Scaling the viscous Hydraulic Jump

Médéric Argentina
mederic.argentina@univ-cotedazur.fr
Institut de Physique de Nice, Nice
The formation mechanism of hydraulic jumps has been proposed by Belanger in 1828 and rationalised by Lord Rayleigh in 1914. As the Froude number becomes higher than one, the flow super criticality induces an instability which yields the emergence of a steep structure at the fluid surface. Strongly deformed liquid-air interface can be observed as a jet of viscous fluid impinges a flat boundary at high enough velocity. In this experimental setup, the location of the jump depends on the viscosity of the liquid, as shown by T. Bohr et al. in 1997. In 2014, A. Duchesne et al. have established the constancy of the Froude number at jump. Hence, it remains a contradiction, in which the radial hydraulic jump location might be explained through inviscid theory, but is also viscosity dependent. We present a model based on the 2011 Rojas et al. PRL, which solves this paradox. The agreement with experimental measurements is excellent not only for the prediction of the position of the hydraulic jump, but also for the determination of the fluid thickness profile. We predict theoretically the critical value of the Froude number, which matches perfectly to that measured by Duchesne et al.
Posted
Alexis Duchesne
Alexis Duchesne

Birth of a hydraulic jump

Alexis Duchesne
alexis.duchesne@univ-lille.fr
IIEMN, AIMAN-FILMS, UMR CNRS 8520, Cité Scientifique, Avenue Poincaré, 59652 VILLENEUVE D’ASCQ CEDEX, France

Alexis Duchesne, Tomas Bohr and Anders Andersen

The hydraulic jump, i.e., the sharp transition between a supercritical and a subcritical free-surface flow, has been extensively studied. However, an important question has been left unanswered: How does a hydraulic jump form? We present here an experimental and theoretical study of the formation of stationary hydraulic jumps in centimeter-sized channels.

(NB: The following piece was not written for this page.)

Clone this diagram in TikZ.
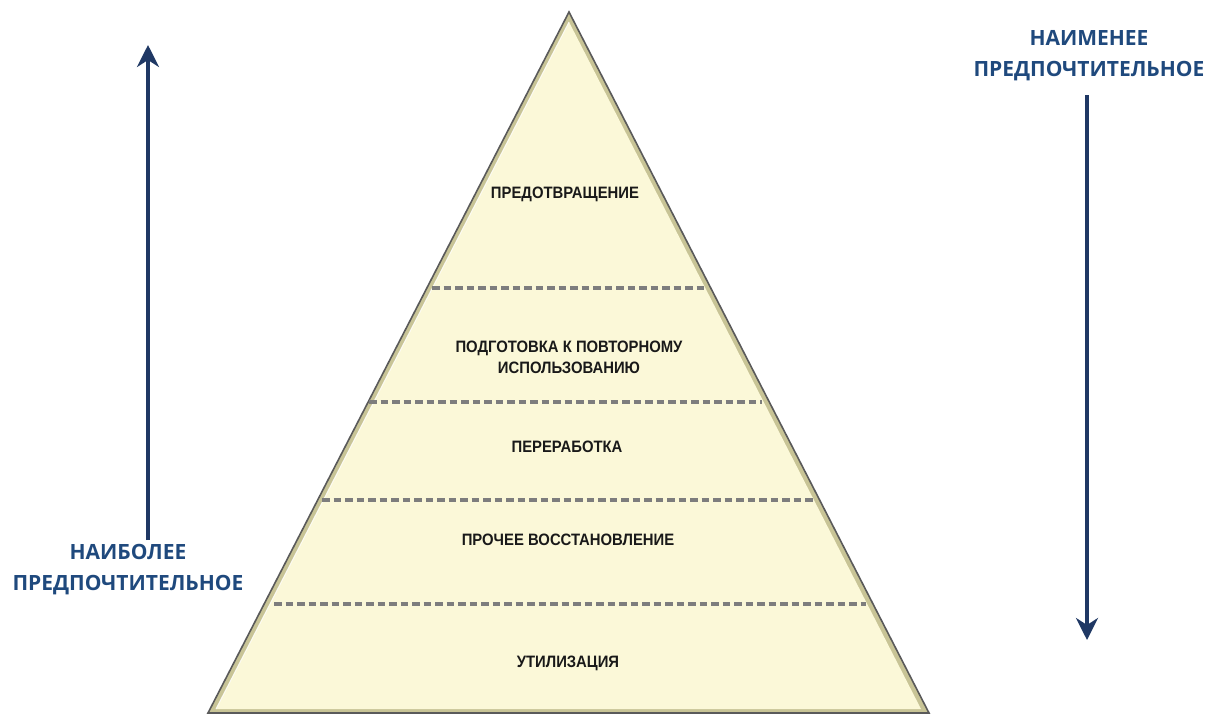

We start with an empty channel and then change the flow rate abruptly from zero to a constant value. This leads to the formation of a stationary hydraulic jump in a two stage process. Firstly, the channel fills quickly ($\sim 1$ s). Initially the liquid layer shows a linearly increasing height profile and a front position with a square root dependence on time. When the height of the liquid front reaches a critical value, it remains constant throughout the rest of the filling process. At low flow rate the jump forms during the filling of the channel whereas the jump appears at a later stage when the flow rate is high. Secondly, the influence of the downstream boundary condition makes the jump move slowly ($\sim 10$ s) upstream to its final position with exponentially decreasing speed.